DATA BLOCK:
______________________________

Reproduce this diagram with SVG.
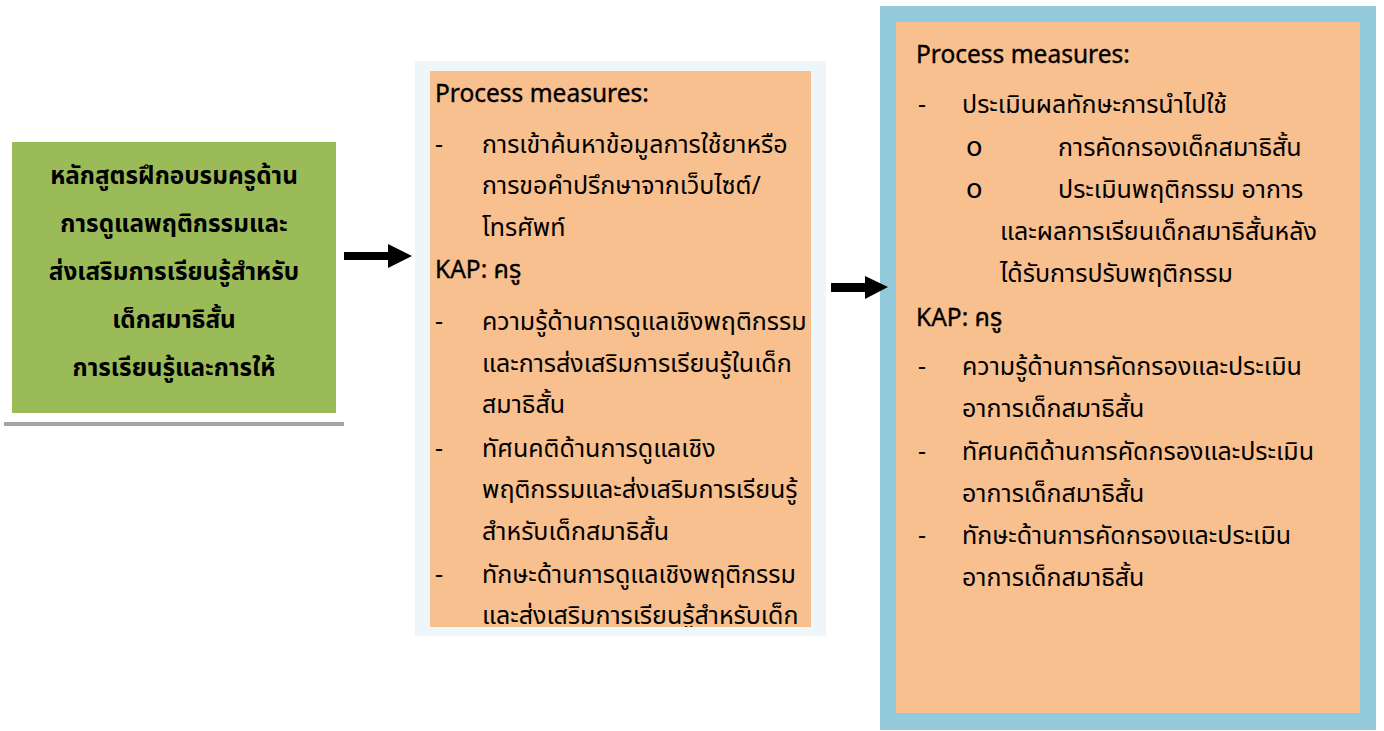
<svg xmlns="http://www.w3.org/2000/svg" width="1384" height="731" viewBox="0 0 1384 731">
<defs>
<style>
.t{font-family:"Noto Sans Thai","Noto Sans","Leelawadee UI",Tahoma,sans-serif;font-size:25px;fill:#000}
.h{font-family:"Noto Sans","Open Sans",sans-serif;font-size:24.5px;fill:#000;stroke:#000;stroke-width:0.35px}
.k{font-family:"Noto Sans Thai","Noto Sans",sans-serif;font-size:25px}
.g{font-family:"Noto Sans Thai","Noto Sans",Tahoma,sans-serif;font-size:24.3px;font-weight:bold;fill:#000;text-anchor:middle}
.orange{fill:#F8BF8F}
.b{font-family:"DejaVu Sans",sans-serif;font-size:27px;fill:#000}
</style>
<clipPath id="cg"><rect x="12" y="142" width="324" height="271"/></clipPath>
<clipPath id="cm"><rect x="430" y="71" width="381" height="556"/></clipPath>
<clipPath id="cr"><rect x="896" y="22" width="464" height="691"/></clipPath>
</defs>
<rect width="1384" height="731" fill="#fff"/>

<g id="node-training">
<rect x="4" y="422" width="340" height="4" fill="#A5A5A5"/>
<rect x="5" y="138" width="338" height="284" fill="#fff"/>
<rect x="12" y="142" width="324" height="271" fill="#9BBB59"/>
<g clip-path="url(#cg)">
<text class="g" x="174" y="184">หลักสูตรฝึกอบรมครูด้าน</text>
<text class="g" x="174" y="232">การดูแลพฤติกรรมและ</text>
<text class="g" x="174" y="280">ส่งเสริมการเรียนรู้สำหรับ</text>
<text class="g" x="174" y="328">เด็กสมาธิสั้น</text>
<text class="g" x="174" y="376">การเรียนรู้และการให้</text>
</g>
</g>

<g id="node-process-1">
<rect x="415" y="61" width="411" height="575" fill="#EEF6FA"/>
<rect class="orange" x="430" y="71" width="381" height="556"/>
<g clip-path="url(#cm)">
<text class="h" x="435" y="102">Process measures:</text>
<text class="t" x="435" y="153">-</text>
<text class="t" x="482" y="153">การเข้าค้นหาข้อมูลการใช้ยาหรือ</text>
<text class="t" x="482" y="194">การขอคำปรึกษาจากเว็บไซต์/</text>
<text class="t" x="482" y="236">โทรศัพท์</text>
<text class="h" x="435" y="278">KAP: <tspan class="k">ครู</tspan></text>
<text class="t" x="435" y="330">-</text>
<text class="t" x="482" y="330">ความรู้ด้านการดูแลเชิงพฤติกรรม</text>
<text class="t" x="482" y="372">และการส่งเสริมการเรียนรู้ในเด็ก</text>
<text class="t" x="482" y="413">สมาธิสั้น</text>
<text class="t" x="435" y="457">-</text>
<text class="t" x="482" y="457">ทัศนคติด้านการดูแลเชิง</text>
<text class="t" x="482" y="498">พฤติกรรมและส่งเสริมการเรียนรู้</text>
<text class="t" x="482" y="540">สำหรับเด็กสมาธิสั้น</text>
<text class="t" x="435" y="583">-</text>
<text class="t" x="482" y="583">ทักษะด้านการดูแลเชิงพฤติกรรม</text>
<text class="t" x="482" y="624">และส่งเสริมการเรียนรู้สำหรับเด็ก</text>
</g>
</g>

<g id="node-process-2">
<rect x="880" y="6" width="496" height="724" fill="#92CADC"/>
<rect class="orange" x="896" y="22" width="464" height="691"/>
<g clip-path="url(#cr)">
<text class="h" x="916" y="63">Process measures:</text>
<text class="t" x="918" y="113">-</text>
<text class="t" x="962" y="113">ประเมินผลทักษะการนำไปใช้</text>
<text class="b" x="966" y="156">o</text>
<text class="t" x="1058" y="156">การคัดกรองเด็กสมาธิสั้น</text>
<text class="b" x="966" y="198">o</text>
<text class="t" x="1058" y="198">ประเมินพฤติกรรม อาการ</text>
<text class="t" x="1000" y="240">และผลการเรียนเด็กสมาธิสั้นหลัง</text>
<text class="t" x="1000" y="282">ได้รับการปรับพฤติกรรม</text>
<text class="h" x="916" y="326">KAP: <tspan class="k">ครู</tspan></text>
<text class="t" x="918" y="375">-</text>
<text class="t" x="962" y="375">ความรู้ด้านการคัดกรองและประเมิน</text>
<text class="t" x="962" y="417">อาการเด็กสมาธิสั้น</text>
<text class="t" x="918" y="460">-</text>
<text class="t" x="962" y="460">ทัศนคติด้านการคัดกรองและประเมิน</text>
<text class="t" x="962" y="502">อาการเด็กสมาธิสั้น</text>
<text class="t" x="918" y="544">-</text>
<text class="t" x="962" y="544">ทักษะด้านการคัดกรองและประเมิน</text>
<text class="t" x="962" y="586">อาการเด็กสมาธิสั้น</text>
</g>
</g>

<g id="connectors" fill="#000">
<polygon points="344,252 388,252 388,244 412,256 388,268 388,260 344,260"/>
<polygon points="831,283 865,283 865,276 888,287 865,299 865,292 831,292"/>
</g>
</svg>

______________________________

SHORT TASK: Quote the material word for word, dropping any images it holds.

FINISHED TASK:
Reproduce this diagram with SVG.
<svg xmlns="http://www.w3.org/2000/svg" width="1384" height="731" viewBox="0 0 1384 731">
<defs>
<style>
.t{font-family:"Noto Sans Thai","Noto Sans","Leelawadee UI",Tahoma,sans-serif;font-size:25px;fill:#000}
.h{font-family:"Noto Sans","Open Sans",sans-serif;font-size:24.5px;fill:#000;stroke:#000;stroke-width:0.35px}
.k{font-family:"Noto Sans Thai","Noto Sans",sans-serif;font-size:25px}
.g{font-family:"Noto Sans Thai","Noto Sans",Tahoma,sans-serif;font-size:24.3px;font-weight:bold;fill:#000;text-anchor:middle}
.orange{fill:#F8BF8F}
.b{font-family:"DejaVu Sans",sans-serif;font-size:27px;fill:#000}
</style>
<clipPath id="cg"><rect x="12" y="142" width="324" height="271"/></clipPath>
<clipPath id="cm"><rect x="430" y="71" width="381" height="556"/></clipPath>
<clipPath id="cr"><rect x="896" y="22" width="464" height="691"/></clipPath>
</defs>
<rect width="1384" height="731" fill="#fff"/>

<g id="node-training">
<rect x="4" y="422" width="340" height="4" fill="#A5A5A5"/>
<rect x="5" y="138" width="338" height="284" fill="#fff"/>
<rect x="12" y="142" width="324" height="271" fill="#9BBB59"/>
<g clip-path="url(#cg)">
<text class="g" x="174" y="184">หลักสูตรฝึกอบรมครูด้าน</text>
<text class="g" x="174" y="232">การดูแลพฤติกรรมและ</text>
<text class="g" x="174" y="280">ส่งเสริมการเรียนรู้สำหรับ</text>
<text class="g" x="174" y="328">เด็กสมาธิสั้น</text>
<text class="g" x="174" y="376">การเรียนรู้และการให้</text>
</g>
</g>

<g id="node-process-1">
<rect x="415" y="61" width="411" height="575" fill="#EEF6FA"/>
<rect class="orange" x="430" y="71" width="381" height="556"/>
<g clip-path="url(#cm)">
<text class="h" x="435" y="102">Process measures:</text>
<text class="t" x="435" y="153">-</text>
<text class="t" x="482" y="153">การเข้าค้นหาข้อมูลการใช้ยาหรือ</text>
<text class="t" x="482" y="194">การขอคำปรึกษาจากเว็บไซต์/</text>
<text class="t" x="482" y="236">โทรศัพท์</text>
<text class="h" x="435" y="278">KAP: <tspan class="k">ครู</tspan></text>
<text class="t" x="435" y="330">-</text>
<text class="t" x="482" y="330">ความรู้ด้านการดูแลเชิงพฤติกรรม</text>
<text class="t" x="482" y="372">และการส่งเสริมการเรียนรู้ในเด็ก</text>
<text class="t" x="482" y="413">สมาธิสั้น</text>
<text class="t" x="435" y="457">-</text>
<text class="t" x="482" y="457">ทัศนคติด้านการดูแลเชิง</text>
<text class="t" x="482" y="498">พฤติกรรมและส่งเสริมการเรียนรู้</text>
<text class="t" x="482" y="540">สำหรับเด็กสมาธิสั้น</text>
<text class="t" x="435" y="583">-</text>
<text class="t" x="482" y="583">ทักษะด้านการดูแลเชิงพฤติกรรม</text>
<text class="t" x="482" y="624">และส่งเสริมการเรียนรู้สำหรับเด็ก</text>
</g>
</g>

<g id="node-process-2">
<rect x="880" y="6" width="496" height="724" fill="#92CADC"/>
<rect class="orange" x="896" y="22" width="464" height="691"/>
<g clip-path="url(#cr)">
<text class="h" x="916" y="63">Process measures:</text>
<text class="t" x="918" y="113">-</text>
<text class="t" x="962" y="113">ประเมินผลทักษะการนำไปใช้</text>
<text class="b" x="966" y="156">o</text>
<text class="t" x="1058" y="156">การคัดกรองเด็กสมาธิสั้น</text>
<text class="b" x="966" y="198">o</text>
<text class="t" x="1058" y="198">ประเมินพฤติกรรม อาการ</text>
<text class="t" x="1000" y="240">และผลการเรียนเด็กสมาธิสั้นหลัง</text>
<text class="t" x="1000" y="282">ได้รับการปรับพฤติกรรม</text>
<text class="h" x="916" y="326">KAP: <tspan class="k">ครู</tspan></text>
<text class="t" x="918" y="375">-</text>
<text class="t" x="962" y="375">ความรู้ด้านการคัดกรองและประเมิน</text>
<text class="t" x="962" y="417">อาการเด็กสมาธิสั้น</text>
<text class="t" x="918" y="460">-</text>
<text class="t" x="962" y="460">ทัศนคติด้านการคัดกรองและประเมิน</text>
<text class="t" x="962" y="502">อาการเด็กสมาธิสั้น</text>
<text class="t" x="918" y="544">-</text>
<text class="t" x="962" y="544">ทักษะด้านการคัดกรองและประเมิน</text>
<text class="t" x="962" y="586">อาการเด็กสมาธิสั้น</text>
</g>
</g>

<g id="connectors" fill="#000">
<polygon points="344,252 388,252 388,244 412,256 388,268 388,260 344,260"/>
<polygon points="831,283 865,283 865,276 888,287 865,299 865,292 831,292"/>
</g>
</svg>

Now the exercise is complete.